Девушка, о которой мы сейчас говорили, в конце концов до того привыкает к этому канцелярскому слогу, что без всякого отвращения относится к таким, например, сочетаниям рифмованных слов:

"Работу по предупреждению стилистических ошибок в сочинениях учащихся следует начинать задолго до проведения сочинения, еще в процессе изучения литературного произведения".

Эта конструкция уже не кажется ей недопустимо плохой. Вкус у нее до того притупился, что она не испытывает ни малейшего чувства гадливости, читая в другом месте о том, что "Островский проводит линию отрицания и обличения", а Некрасов "идет по линии расширения портрета за счет внесения сюда..."

И в конце концов ей начинает казаться, что это-то и есть настоящий научный язык.

Вот, например, каким слогом пишут методисты, руководящие работой педагогов:

"Мы убедились, что знания (чего?) динамики (чего?) образа (кого?) Андрея Болконского (кого?) учащихся (чего?) экспериментального класса оказались..." и т.д.

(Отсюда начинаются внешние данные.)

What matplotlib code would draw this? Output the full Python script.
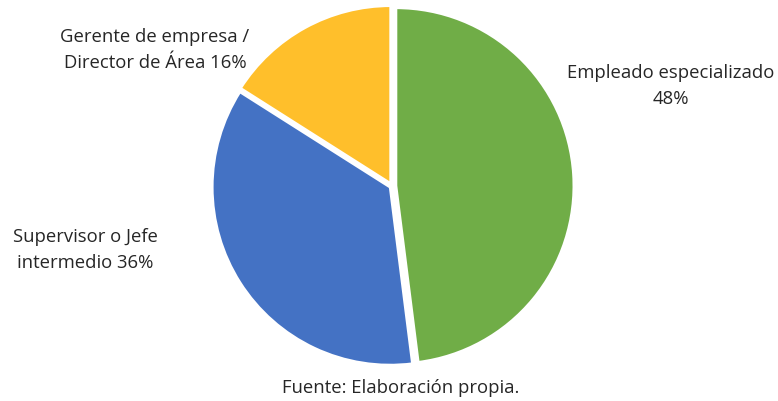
import matplotlib
matplotlib.use("Agg")
import matplotlib.pyplot as plt

categories = ["Empleado especializado", "Supervisor o Jefe\nintermedio", "Gerente de empresa /\nDirector de Área"]
values = [48, 36, 16]
colors = ["#70AD47", "#4472C4", "#FFBF2B"]
explode_frac = [0.022, 0.012, 0.015]

W, H = 778, 402
fig = plt.figure(figsize=(W / 100, H / 100), dpi=100)
ax = fig.add_axes([0, 0, 1, 1])

cx, cy, r = 392, H - 187, 178
ax.pie(values, colors=colors, startangle=90, counterclock=False,
       explode=[e * r for e in explode_frac], center=(cx, cy), radius=r, frame=True,
       wedgeprops=dict(edgecolor="white", linewidth=2))
ax.set_xlim(0, W)
ax.set_ylim(0, H)
ax.set_aspect("equal")
ax.axis("off")

font = dict(family=["Open Sans", "DejaVu Sans"], fontsize=13.3, color="#262626")
ax.text(671, H - 86, f"Empleado especializado\n{values[0]}%", ha="center", va="center",
        linespacing=1.55, **font)
ax.text(85, H - 250, f"Supervisor o Jefe\nintermedio {values[1]}%", ha="center", va="center",
        linespacing=1.55, **font)
ax.text(155, H - 50, f"Gerente de empresa /\nDirector de Área {values[2]}%", ha="center", va="center",
        linespacing=1.55, **font)
ax.text(401, H - 388, "Fuente: Elaboración propia.", ha="center", va="center", **font)

fig.savefig("out.png", dpi=100)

Снова пять родительных падежей в самой дикой, противоестественной связи!

Прочтите эту нескладицу вслух, и вы увидите, что, помимо всего, она вопиюще безграмотна, ибо слово учащихся поставлено косо и криво, не там и не в том падеже.

Если бы я был учителем и какой-нибудь школьник десятого класса подал мне свое сочинение, написанное таким отвратительным слогом, я был бы вынужден поставить ему единицу.

Между тем это пишет не ученик, а профессиональный словесник.

Ему все еще неведомо элементарное правило, запрещающее такие длинные цепи родительных:

"Дом племянника жены кучера брата доктора".

С творительным канцелярского стиля дело обстоит еще хуже. Казалось бы, как не вспомнить насмешки над этим творительным, которые так часто встречаются у старых писателей:

У Писемского:

"Влетение и разбитие стекол вороною..."

У Герцена:

"Изгрызение плана оного мышами..."

У Чехова:

"Объявить вдове Вониной, что в неприлеплении ею шестидесятикопеечной марки..." и т.д.

Конечно, творительный здесь уродлив не сам по себе, а только в связи с канцелярскими отглагольными образованиями типа влетение, прилепление и т.д.

Я не удивился бы, встретив такой оборот в каком-нибудь протоколе милиции, но может ли словесник, учитель словесников, говоря о величайшем произведении русского слова, ежеминутно прибегать к этой форме:

"Особенности изображения JI. H. Толстым человека..."

"Полное представление (!) ими портрета".

Многие из этих примеров показывают, как сильно активизировались формы с суффиксами ение и ание: обнаружение, влетение, смотрение, мешание, играние (роли) и проч.

Количество отглагольных имен существительных уже само по себе служит верным свидетельством канцеляризации речи, особенно в тех случаях, когда эта форма влечет за собой неуклюжую пару творительных.

Впрочем, дело не только в формах "ение", "ание", но и в самих творительных падежах, нагромождение которых приводит иногда к самым забавным двусмыслицам. Когда, например, С. Ю. Витте в своих ценных воспоминаниях пишет:

"Владимир Александрович был сделан своим отцом сенатором", требуется большое напряжение ума, чтобы понять, что отец этого персонажа отнюдь не сенатор.

В умной книге, посвященной детскому языку (языку!), то и дело встречаются такие конструкции:

"Овладение ребенком родным языком".

"Симптом овладения ребенком языковой действительностью".